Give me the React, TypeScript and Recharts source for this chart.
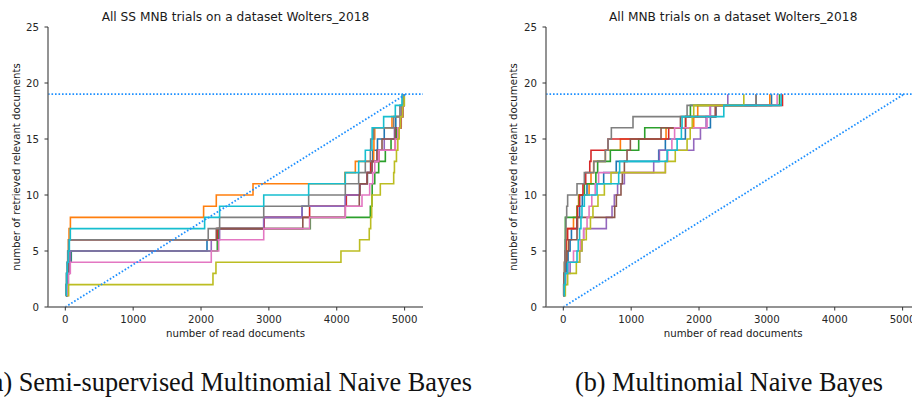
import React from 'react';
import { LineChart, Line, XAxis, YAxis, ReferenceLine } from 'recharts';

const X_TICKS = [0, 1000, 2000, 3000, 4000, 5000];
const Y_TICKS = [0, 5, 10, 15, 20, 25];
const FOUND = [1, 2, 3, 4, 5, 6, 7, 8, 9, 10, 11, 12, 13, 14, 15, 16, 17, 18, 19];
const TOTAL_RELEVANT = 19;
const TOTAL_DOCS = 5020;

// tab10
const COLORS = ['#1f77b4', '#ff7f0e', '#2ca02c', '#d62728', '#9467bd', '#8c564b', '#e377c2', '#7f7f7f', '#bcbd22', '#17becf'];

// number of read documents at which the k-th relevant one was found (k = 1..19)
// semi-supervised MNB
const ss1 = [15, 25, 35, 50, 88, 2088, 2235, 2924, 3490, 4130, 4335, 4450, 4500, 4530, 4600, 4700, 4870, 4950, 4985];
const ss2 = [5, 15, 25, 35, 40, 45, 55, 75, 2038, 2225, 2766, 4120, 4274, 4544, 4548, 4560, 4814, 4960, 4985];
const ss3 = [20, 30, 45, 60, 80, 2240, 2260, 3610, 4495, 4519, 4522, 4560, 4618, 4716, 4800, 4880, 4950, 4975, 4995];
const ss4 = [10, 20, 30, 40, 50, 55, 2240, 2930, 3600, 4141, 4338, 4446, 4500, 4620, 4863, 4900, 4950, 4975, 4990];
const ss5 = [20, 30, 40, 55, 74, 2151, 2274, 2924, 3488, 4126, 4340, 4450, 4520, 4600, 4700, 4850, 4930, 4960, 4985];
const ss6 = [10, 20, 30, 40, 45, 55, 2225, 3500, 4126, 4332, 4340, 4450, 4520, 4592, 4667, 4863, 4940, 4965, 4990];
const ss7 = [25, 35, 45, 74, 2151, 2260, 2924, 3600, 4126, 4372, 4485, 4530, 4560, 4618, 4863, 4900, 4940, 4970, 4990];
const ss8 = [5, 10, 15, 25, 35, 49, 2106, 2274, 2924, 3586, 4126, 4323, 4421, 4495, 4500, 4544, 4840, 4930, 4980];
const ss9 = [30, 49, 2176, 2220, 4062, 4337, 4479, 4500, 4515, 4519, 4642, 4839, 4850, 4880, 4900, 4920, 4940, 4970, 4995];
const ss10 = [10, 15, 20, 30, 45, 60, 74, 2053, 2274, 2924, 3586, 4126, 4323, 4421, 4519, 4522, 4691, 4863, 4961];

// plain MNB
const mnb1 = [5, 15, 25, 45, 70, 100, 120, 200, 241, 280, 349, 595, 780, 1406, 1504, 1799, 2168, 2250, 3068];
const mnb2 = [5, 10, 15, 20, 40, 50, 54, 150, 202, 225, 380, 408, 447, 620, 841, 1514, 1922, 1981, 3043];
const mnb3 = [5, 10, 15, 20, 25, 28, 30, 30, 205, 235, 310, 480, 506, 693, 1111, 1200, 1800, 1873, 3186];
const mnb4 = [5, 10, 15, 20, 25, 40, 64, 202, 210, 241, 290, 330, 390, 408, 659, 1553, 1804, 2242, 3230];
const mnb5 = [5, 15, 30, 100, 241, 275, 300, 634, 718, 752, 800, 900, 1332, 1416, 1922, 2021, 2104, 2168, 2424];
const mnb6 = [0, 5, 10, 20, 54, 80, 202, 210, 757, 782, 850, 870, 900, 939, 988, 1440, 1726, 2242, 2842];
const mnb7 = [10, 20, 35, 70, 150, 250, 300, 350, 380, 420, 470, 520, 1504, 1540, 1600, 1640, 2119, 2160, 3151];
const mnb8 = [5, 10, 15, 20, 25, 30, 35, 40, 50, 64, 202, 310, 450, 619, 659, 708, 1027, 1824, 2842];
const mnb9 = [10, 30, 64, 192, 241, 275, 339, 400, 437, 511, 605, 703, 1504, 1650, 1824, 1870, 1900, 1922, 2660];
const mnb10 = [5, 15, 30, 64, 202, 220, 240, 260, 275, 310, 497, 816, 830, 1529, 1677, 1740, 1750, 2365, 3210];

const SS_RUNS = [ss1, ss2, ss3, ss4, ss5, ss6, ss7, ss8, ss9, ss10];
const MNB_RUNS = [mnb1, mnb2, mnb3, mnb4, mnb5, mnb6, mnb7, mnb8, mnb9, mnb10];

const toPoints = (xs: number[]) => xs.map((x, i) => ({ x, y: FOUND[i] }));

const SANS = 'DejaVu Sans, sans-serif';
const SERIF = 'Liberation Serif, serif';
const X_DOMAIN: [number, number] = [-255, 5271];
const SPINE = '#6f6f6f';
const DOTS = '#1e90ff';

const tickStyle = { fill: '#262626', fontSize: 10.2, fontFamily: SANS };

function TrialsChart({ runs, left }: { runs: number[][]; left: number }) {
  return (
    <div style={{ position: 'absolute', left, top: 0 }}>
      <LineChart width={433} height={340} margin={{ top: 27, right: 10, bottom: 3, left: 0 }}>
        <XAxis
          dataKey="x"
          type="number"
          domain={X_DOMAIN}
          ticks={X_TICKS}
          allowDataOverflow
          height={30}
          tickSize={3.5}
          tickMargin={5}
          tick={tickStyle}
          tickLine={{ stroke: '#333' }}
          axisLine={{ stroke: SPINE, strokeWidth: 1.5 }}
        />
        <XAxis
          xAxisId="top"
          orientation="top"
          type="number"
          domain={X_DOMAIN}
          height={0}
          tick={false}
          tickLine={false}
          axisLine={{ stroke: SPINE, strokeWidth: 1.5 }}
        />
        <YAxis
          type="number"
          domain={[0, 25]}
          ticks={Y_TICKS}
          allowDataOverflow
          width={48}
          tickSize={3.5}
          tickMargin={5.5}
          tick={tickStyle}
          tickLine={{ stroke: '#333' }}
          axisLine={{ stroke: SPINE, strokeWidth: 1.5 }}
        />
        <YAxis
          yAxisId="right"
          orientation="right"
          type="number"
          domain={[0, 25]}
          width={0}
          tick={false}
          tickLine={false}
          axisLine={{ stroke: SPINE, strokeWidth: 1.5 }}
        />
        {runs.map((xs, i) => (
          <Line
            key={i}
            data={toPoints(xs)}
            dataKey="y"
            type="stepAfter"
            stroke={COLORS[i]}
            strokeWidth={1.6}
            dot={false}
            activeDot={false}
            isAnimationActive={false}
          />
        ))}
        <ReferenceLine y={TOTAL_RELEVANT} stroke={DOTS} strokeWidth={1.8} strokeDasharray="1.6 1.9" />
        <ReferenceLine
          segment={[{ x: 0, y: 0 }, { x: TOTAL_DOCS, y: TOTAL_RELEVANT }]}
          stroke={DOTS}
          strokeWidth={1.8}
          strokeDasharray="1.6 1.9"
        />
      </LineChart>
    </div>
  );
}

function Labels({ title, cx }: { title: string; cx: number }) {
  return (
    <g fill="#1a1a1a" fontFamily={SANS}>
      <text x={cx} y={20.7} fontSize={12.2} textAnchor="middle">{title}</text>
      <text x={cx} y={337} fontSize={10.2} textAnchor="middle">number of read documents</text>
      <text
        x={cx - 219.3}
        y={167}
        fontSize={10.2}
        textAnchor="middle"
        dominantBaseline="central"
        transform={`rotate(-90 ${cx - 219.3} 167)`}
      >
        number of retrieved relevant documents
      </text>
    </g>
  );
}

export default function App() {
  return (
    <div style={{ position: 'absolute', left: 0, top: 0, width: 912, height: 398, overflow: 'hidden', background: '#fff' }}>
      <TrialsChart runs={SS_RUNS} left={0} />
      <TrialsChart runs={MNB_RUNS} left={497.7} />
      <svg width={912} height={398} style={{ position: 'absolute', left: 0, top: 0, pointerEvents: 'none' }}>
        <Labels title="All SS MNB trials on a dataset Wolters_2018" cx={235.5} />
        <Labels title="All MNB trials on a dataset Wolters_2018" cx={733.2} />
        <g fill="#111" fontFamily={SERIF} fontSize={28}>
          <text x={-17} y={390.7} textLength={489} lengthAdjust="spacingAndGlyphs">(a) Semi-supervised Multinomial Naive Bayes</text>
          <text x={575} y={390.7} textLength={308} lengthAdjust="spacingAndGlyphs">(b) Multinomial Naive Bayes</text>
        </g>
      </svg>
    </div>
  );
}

_ _ _ _ _

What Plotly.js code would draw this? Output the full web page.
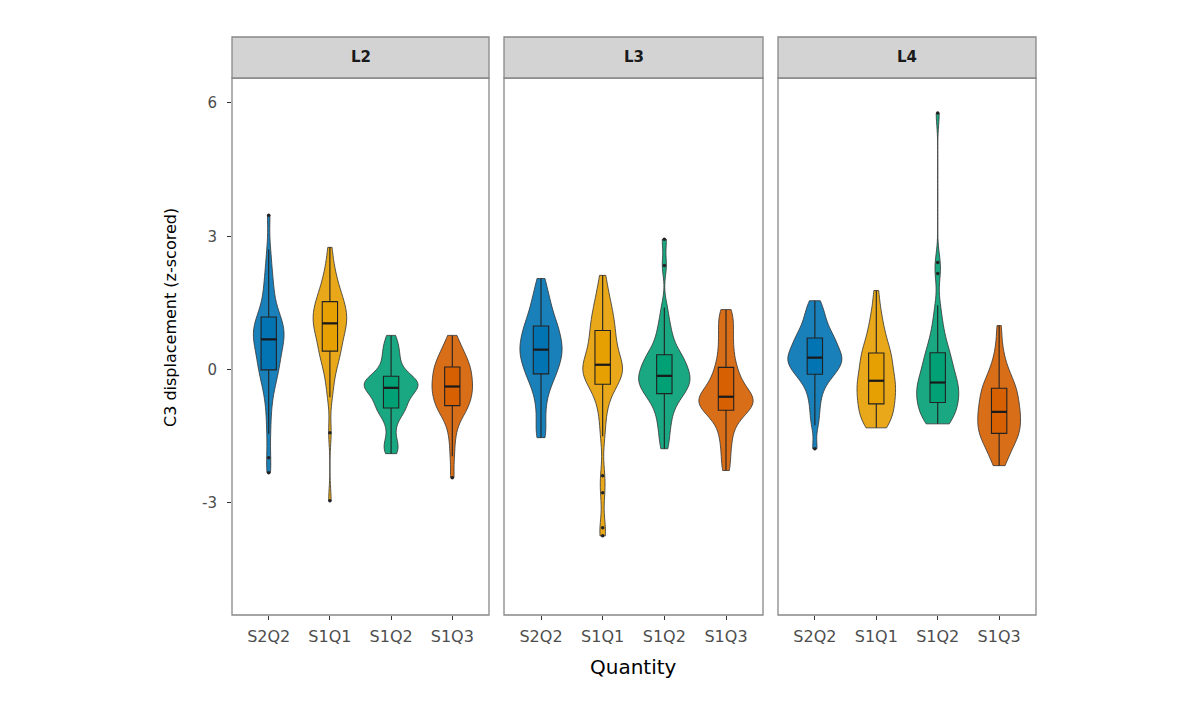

_ _ _ _ _

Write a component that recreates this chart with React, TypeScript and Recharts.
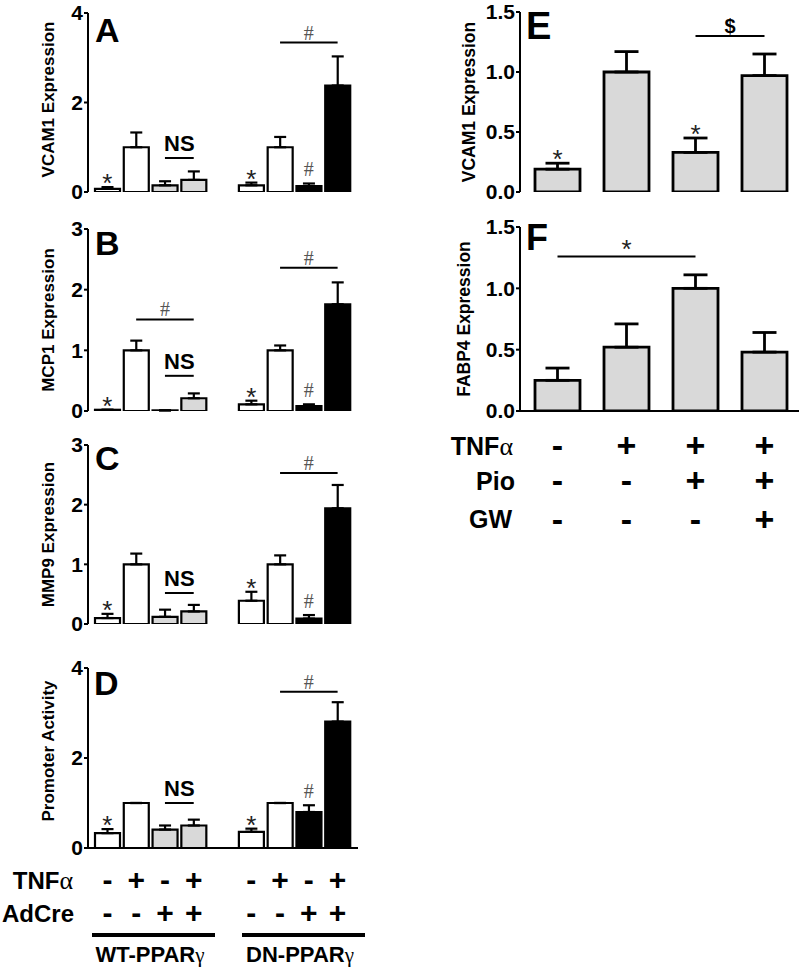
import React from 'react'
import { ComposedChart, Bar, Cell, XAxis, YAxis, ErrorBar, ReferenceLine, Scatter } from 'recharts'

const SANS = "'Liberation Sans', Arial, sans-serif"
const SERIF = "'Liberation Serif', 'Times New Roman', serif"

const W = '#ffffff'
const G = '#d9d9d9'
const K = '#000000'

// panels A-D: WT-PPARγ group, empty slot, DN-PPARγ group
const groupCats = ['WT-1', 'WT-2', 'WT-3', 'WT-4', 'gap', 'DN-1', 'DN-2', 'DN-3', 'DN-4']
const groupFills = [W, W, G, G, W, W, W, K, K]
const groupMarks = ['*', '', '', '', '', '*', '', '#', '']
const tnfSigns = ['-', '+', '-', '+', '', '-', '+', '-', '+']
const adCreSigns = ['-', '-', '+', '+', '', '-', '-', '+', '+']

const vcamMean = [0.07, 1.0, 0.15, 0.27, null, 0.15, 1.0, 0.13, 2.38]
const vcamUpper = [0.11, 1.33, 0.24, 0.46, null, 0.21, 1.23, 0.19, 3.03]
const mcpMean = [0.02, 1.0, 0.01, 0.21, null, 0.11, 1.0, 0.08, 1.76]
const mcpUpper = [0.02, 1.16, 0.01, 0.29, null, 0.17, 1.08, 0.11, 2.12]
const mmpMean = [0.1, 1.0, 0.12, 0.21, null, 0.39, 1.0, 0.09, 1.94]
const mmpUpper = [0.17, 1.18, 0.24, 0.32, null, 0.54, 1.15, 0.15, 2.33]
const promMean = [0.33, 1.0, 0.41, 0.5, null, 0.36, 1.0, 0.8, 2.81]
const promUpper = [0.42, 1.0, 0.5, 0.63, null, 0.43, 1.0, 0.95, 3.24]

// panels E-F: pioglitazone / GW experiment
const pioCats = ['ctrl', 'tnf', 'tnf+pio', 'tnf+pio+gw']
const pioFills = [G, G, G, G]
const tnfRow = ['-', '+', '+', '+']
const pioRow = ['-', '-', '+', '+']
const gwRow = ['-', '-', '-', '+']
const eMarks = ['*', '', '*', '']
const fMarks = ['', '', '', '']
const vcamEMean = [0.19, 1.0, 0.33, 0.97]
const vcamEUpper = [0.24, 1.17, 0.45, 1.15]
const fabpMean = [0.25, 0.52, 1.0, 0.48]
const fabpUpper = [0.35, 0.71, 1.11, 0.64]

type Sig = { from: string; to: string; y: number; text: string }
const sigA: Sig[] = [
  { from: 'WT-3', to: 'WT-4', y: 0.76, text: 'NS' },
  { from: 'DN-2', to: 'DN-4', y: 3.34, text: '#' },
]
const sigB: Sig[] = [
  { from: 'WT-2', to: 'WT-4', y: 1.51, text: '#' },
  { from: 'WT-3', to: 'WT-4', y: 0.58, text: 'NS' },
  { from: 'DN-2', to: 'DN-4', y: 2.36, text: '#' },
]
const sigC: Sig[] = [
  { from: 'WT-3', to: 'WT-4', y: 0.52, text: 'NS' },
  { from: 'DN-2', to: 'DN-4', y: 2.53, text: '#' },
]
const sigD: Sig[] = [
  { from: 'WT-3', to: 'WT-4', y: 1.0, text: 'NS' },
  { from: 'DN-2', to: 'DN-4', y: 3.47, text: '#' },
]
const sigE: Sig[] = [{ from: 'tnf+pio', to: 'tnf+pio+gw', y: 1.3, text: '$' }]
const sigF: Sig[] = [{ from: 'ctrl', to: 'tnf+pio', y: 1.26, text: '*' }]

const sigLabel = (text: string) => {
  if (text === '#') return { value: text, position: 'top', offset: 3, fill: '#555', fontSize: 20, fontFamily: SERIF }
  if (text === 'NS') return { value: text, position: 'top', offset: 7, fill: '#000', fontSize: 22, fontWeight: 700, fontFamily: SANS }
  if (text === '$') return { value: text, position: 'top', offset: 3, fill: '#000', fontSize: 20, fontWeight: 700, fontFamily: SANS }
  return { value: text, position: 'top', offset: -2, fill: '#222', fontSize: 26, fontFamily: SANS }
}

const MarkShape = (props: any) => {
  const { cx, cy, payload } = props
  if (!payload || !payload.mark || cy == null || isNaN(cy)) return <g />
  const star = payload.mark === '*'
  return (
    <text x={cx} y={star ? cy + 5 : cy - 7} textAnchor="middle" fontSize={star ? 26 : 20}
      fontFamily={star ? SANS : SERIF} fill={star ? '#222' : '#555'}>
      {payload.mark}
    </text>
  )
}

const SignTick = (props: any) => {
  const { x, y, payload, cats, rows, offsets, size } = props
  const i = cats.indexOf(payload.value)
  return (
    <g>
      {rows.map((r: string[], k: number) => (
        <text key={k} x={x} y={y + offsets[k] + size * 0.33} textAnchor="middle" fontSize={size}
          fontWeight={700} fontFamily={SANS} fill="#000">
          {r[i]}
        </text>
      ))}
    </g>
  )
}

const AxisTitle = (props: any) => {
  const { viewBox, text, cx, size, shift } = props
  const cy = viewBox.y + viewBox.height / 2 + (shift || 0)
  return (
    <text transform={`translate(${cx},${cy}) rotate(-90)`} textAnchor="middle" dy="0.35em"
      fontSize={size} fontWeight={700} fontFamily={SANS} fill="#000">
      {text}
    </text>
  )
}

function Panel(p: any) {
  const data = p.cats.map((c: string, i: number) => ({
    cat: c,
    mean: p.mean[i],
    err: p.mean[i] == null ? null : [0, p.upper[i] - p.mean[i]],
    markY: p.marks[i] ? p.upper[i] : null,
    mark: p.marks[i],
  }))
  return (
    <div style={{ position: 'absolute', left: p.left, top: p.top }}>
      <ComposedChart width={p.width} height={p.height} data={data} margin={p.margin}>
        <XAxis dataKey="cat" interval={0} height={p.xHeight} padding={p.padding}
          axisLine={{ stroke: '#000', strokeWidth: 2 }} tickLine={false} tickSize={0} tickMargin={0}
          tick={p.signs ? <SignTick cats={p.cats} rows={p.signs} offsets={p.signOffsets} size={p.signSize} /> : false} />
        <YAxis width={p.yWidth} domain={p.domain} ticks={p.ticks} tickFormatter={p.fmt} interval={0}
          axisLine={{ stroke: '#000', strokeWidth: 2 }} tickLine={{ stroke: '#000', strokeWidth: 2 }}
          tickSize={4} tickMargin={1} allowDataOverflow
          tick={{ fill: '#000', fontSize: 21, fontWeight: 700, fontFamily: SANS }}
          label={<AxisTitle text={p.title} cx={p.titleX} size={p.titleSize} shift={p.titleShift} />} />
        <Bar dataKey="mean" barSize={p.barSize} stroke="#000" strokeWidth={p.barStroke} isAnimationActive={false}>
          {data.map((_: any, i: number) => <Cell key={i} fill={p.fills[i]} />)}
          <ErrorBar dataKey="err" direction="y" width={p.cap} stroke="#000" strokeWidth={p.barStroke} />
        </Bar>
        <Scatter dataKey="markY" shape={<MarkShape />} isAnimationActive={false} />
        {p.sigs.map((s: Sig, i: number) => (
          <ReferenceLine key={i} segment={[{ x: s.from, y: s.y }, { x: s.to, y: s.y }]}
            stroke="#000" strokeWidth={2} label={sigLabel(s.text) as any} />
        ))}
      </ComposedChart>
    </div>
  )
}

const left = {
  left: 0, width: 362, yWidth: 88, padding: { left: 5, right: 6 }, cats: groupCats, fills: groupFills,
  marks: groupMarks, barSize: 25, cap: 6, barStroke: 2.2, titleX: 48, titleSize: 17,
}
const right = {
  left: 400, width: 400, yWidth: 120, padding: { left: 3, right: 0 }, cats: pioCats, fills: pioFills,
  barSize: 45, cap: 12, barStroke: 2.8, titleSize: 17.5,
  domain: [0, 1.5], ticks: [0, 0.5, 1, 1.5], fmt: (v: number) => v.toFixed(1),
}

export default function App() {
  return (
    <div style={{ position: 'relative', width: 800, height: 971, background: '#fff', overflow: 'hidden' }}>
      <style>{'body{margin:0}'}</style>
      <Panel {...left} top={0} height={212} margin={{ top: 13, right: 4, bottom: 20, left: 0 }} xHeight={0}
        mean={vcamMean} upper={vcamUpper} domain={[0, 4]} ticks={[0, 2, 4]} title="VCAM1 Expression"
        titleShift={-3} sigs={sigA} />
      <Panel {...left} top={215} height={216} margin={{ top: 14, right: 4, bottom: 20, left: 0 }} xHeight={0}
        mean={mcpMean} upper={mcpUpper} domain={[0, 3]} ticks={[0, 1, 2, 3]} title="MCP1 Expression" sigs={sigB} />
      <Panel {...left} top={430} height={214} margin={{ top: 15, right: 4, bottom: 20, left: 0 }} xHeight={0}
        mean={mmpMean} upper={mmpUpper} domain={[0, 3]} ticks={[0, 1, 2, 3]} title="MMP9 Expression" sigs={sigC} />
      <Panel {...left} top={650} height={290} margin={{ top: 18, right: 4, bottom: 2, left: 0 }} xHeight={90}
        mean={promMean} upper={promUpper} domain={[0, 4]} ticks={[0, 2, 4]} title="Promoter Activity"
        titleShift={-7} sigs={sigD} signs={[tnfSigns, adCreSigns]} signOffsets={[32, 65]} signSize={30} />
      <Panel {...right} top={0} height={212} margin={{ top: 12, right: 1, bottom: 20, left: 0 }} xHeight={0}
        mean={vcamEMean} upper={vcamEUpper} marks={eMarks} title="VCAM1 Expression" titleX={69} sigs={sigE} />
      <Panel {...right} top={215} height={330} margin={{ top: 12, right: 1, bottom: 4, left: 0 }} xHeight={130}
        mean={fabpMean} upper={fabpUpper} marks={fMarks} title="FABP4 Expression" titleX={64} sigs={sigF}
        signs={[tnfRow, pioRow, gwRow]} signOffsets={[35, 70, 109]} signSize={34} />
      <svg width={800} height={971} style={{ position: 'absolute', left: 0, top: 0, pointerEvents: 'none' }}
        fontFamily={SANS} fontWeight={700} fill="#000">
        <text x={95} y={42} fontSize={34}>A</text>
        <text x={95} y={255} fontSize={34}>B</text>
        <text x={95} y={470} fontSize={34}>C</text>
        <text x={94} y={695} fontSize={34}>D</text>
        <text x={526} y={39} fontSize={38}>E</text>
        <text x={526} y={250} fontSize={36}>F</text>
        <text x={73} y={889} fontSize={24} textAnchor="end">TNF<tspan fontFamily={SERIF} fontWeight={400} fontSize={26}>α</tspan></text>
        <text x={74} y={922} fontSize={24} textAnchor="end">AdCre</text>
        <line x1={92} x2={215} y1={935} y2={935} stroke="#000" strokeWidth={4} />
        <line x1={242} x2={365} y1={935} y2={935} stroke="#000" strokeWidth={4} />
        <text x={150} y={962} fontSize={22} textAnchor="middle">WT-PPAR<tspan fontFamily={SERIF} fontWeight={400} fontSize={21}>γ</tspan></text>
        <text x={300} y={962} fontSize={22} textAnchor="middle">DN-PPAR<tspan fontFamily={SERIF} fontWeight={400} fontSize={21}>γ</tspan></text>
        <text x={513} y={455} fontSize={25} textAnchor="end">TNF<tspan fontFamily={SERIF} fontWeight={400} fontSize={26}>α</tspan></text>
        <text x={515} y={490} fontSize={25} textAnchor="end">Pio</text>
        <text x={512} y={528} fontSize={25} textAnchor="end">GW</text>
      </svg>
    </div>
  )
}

_ _ _ _ _

=== EXERCISE AIM ===
Leave out the pictures, and copy only the lines from the one holding "Give me the" through the one holding "XAxis, YAxis, ReferenceLine", exactly as written.

=== RESULT FOR THIS TASK ===
Give me the React, TypeScript and Recharts source for this chart.
import React from 'react';
import { LineChart, Line, XAxis, YAxis, ReferenceLine } from 'recharts';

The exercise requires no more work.